Oxidized Alsace–Yum!
A couple of weeks ago, something in the vast wine universe (either the one inside my head or the one we all share) made me think I’d like to drink an Alsatian wine. So I went into the crawlspace I use as a wine cellar and, on an auto mechanic’s stool I keep there, wheeled to, among the 1000+ bottles, one of the several rows of same. I knew I wanted a wine from Domaine Barmes-Buecher, but I wasn’t sure which one.
I’ve been a fan of Barmes-Buecher wines ever since, in late 2007, I was lucky/smart enough to yield to one of Wine Access’s seductive emails and order a mixed case of six different Barmes-Buecher wines, all from the moderately well-regarded 2005 vintage:
Riesling Rosenberg
Pinot Gris Rosenberg Silicis
Pinot Gris Calcarius
Pinot d’Alsace
Pinot Blanc Rosenberg
Sylvaner Rosenberg Vieille Vigne
I’d never before heard of Barmes-Buecher. I’d been a sometime retail-store purchaser of the occasional ubiquitous Hugel and Trimbach and Sparr, but had also in the 1980s finally listened to Robert Parker sing (one of his finest tunes) about Alsace and invested in quite a few bottles (maybe two cases total) of the great 1983s from Zind Humbrecht and Willm, mostly Gewuztraminers and Pinot Gris. (I was not yet sophisticated enough to appreciate the Rieslings; but I did know to include some late harvest –Vendange Tardive – bottles, including the fine Willm Clos Gaensbroennel Gewurtztraminer.)
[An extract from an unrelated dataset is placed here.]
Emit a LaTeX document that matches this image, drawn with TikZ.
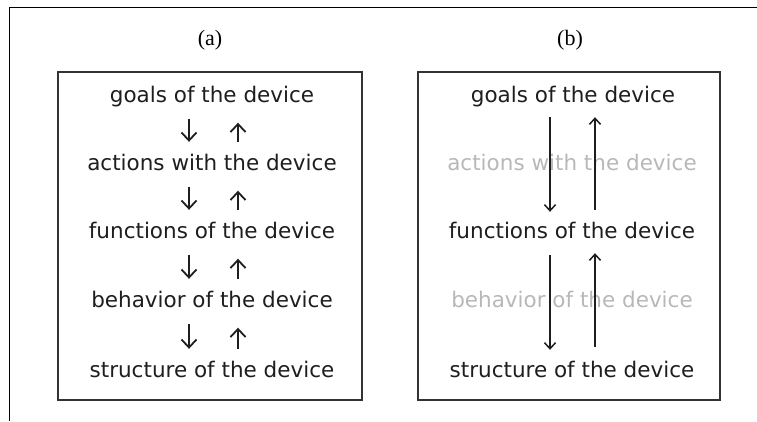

So, some seven years ago, I turned to Barmes-Buecher on a whim and turned away with a smile. I loved all the wines I tried (except, in a restaurant, their 2009 Crémant d’Alsace) and had drunk one bottle each of my six when I wheeled up to the rest a couple of weeks ago. The bottle I chose was the least promising. I chose it because I always choose the least promising wine when I’m going to drink it in private — when there is no one from outside the household with whom we are going to share it. I have a genuine fear of opening a wine that tastes like salvation and of wondering why the rest of the world isn’t there to have some.
I didn’t expect much of the Sylvaner, for reasons you will quickly discover if you do the least amount of research (which I have done and would provide if I had the space herein). I did expect (note I do not say fear) that it might be oxidized.
And – no surprise if you’ve read the title of this piece – it was! Since I don’t have space either to discuss oxidation, I point the lucky reader to the best article I’ve read on this subject.
That night we drank the somewhat oxidized Barmes-Buecher Sylvaner with chicken piccata. Nothing the chicken did could keep the oxidization from not so much asserting itself as nudging our tongues cheekward.
But the next night…ah! Undaunted, we served it the next night with a simple roasted salmon.
Gone!
The oxidization, I mean. Not gone from the wine, which, tasted by itself was, yes, increasingly oxidized. But gone completely when tasted with the salmon.
We’ve served salmon with many of its multitudinous pairings, most often Chardonnay, Pinot Noir, and Rosé. But no wine, ever, no matter how exalted in reputation, was as good with salmon as this 2005 Barmes-Buecher Sylvaner Rosenberg. There was not the slightest hint of oxidization. There was only a modest, somewhat over-the-hill wine made young and beautiful by food and time and great good luck.